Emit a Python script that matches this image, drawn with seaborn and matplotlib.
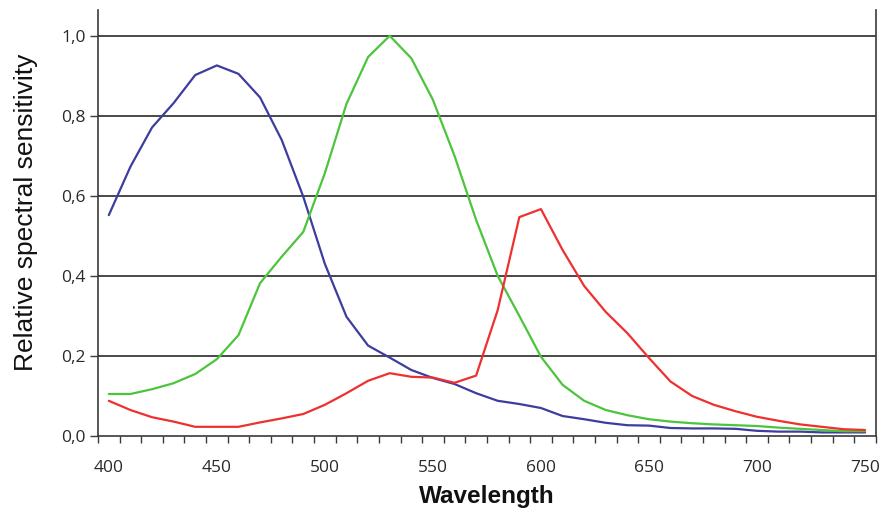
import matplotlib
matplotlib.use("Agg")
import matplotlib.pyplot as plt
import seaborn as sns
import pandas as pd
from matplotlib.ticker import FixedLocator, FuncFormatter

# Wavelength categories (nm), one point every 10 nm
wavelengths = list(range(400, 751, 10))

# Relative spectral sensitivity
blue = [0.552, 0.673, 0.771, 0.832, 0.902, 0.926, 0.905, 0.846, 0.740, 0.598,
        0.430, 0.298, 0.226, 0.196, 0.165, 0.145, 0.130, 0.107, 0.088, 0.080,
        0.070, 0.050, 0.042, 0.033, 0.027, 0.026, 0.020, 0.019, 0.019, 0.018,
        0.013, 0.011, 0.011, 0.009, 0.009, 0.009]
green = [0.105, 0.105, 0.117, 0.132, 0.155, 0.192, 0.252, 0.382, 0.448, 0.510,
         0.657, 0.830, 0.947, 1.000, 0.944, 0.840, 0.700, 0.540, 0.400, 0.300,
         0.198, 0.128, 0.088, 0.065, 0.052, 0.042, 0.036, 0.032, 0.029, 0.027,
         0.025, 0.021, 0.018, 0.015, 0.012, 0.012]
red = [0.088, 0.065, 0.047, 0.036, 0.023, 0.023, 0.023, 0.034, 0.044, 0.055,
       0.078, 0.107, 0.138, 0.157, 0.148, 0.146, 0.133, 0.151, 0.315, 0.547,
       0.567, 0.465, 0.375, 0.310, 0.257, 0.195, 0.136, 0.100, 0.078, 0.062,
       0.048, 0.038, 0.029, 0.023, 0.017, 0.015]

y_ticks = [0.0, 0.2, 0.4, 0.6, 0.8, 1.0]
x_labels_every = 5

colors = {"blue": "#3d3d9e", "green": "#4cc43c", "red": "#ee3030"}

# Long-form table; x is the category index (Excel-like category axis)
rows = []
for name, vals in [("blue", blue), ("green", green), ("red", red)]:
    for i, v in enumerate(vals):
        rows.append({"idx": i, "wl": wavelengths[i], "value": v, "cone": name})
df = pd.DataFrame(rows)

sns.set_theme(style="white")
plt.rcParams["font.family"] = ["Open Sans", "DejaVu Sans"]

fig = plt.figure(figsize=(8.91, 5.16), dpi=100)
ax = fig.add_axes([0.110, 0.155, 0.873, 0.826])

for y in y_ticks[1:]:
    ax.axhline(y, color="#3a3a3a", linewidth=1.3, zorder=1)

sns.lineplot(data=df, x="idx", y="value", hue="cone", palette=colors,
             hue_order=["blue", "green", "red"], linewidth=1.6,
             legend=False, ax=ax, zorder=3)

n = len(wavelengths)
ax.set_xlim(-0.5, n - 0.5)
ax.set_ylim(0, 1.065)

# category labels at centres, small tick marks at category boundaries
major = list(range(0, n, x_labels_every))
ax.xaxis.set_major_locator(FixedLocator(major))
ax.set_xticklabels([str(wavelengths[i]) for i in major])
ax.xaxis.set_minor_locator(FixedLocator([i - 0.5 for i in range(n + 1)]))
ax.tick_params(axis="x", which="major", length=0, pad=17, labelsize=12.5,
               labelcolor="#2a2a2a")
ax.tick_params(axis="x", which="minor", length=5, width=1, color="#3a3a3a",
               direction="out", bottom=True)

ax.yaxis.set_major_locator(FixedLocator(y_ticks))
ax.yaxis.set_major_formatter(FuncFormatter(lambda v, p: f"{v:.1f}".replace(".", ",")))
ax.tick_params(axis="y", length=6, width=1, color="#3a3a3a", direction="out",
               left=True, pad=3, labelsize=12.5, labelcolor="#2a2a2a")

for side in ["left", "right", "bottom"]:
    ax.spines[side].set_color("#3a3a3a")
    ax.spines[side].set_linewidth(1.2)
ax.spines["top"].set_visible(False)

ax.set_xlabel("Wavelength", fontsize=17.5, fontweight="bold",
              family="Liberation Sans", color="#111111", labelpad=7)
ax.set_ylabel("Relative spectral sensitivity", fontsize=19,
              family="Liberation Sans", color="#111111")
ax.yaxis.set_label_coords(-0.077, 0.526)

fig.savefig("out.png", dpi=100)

==========

Copy exactly the lines running from the beginning of the listing through the line that has "from matplotlib.ticker import". Drop the pictures.

Final result:
Emit a Python script that matches this image, drawn with seaborn and matplotlib.
import matplotlib
matplotlib.use("Agg")
import matplotlib.pyplot as plt
import seaborn as sns
import pandas as pd
from matplotlib.ticker import FixedLocator, FuncFormatter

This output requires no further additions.